- Goal of the exercise -
From the entries below, please gather each line containing the string "React".

- Raw data -
○ ○ ○

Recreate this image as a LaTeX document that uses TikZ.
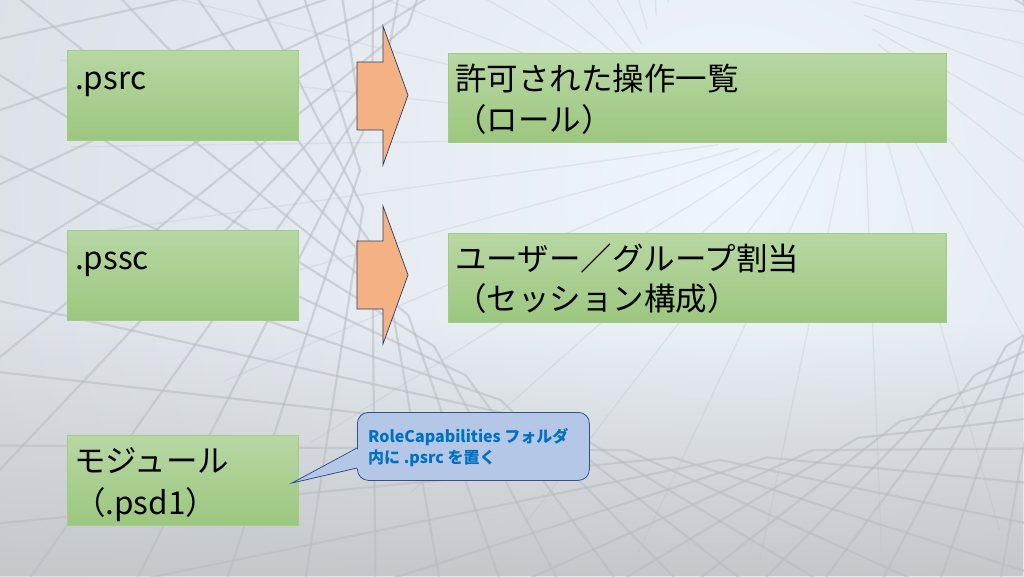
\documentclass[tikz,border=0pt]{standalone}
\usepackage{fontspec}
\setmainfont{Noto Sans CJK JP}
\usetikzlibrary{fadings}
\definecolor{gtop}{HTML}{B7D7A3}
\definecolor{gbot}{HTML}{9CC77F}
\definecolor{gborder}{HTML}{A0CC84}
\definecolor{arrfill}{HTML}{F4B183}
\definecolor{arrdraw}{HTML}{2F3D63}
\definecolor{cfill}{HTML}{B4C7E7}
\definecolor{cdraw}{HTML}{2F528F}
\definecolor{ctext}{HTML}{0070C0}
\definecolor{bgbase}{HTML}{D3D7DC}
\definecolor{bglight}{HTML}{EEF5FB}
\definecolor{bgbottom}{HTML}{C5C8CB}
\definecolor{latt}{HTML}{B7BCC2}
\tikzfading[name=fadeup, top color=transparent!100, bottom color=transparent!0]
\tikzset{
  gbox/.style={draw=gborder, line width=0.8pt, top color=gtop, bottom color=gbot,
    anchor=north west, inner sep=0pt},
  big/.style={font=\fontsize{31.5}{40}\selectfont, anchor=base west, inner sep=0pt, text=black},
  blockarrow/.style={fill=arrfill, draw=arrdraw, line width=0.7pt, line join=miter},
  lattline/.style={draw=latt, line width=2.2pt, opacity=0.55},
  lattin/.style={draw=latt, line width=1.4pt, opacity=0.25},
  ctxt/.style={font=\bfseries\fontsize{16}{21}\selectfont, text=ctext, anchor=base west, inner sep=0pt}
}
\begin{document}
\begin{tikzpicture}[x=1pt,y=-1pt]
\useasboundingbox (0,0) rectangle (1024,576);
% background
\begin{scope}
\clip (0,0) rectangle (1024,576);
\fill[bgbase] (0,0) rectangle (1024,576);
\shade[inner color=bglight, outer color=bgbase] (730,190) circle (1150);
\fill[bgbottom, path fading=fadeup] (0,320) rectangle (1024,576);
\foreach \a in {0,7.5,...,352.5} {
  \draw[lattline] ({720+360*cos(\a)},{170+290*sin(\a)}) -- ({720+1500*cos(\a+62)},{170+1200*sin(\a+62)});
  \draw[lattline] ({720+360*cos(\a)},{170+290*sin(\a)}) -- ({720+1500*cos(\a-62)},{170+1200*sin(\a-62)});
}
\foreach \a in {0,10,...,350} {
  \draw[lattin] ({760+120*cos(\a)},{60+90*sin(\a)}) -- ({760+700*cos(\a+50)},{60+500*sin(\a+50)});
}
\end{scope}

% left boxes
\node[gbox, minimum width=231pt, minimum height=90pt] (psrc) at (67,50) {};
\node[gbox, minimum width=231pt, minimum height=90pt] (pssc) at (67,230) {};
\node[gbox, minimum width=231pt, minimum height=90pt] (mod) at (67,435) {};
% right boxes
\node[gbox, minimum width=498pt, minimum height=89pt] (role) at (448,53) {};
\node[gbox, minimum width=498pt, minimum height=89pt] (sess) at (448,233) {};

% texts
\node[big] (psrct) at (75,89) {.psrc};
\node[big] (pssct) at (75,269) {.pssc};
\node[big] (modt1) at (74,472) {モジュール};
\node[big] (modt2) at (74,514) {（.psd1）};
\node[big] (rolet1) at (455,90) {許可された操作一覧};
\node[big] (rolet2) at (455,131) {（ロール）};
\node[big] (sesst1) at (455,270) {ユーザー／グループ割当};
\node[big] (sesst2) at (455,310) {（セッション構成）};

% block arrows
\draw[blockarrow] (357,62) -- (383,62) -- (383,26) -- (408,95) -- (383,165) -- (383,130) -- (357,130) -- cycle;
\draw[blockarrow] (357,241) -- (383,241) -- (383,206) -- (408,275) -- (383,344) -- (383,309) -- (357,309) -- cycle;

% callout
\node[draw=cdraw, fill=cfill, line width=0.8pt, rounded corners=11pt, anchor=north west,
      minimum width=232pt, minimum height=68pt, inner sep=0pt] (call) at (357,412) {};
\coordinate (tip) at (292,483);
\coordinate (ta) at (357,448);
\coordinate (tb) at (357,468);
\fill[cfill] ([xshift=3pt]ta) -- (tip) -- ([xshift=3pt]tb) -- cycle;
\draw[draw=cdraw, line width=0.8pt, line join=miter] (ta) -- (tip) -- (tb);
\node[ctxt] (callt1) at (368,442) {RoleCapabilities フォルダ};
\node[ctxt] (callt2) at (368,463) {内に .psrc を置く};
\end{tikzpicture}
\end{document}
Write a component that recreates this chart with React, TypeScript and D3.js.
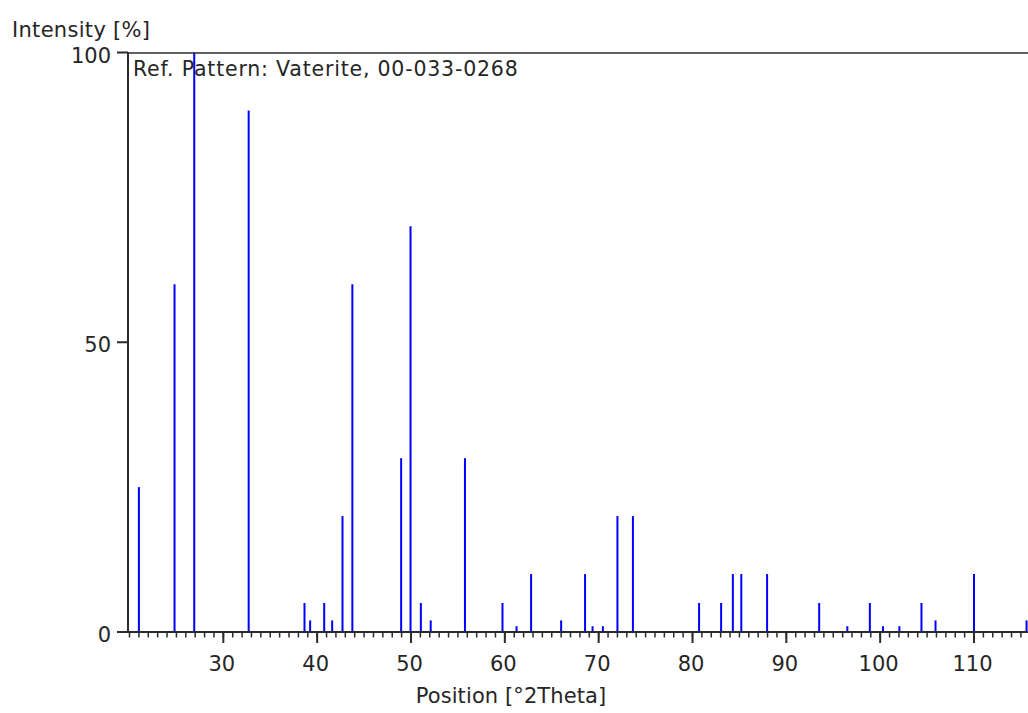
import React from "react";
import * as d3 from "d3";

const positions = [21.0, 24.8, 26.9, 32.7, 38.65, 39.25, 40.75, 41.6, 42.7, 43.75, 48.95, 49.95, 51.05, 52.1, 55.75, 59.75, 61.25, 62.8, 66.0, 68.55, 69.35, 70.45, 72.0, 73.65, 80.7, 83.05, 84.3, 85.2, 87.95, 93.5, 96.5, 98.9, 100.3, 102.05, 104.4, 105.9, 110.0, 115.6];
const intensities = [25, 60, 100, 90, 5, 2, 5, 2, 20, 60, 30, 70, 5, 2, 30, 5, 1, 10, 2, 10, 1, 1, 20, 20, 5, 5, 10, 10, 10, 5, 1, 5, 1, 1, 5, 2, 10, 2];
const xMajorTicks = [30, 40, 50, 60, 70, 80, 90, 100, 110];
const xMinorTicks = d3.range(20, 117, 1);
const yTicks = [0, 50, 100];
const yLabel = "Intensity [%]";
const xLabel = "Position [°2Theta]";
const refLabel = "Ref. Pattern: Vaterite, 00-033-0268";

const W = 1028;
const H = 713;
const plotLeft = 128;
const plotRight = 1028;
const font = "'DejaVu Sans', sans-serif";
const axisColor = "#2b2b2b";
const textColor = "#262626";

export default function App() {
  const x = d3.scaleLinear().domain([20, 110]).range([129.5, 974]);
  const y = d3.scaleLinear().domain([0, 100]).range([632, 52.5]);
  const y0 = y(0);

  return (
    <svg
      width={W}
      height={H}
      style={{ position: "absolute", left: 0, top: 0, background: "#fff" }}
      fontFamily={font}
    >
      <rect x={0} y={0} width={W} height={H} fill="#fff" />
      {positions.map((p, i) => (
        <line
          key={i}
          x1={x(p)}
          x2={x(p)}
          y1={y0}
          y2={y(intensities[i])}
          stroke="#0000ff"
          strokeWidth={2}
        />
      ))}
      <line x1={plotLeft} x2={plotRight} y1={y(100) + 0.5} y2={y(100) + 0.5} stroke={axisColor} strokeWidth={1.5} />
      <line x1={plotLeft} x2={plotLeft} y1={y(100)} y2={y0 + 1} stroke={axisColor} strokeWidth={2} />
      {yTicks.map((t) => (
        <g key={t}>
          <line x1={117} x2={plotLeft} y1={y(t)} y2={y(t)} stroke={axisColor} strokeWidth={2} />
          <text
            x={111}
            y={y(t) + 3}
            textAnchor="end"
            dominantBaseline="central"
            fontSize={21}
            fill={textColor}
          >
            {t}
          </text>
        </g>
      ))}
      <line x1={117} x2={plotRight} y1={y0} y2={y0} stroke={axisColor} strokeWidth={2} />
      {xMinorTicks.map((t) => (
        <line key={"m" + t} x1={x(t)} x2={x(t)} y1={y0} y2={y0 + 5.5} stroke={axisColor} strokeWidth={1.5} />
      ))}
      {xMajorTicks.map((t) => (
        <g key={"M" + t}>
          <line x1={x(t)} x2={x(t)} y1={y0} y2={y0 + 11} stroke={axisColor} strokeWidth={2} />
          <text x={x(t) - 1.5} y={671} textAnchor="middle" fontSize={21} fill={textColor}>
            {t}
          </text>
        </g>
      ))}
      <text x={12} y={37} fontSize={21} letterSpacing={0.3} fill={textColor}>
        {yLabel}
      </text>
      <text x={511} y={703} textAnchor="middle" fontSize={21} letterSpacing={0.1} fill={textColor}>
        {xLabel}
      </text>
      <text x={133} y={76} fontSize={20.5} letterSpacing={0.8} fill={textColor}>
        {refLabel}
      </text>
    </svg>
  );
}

○ ○ ○

- Completed exercise -
Write a component that recreates this chart with React, TypeScript and D3.js.
import React from "react";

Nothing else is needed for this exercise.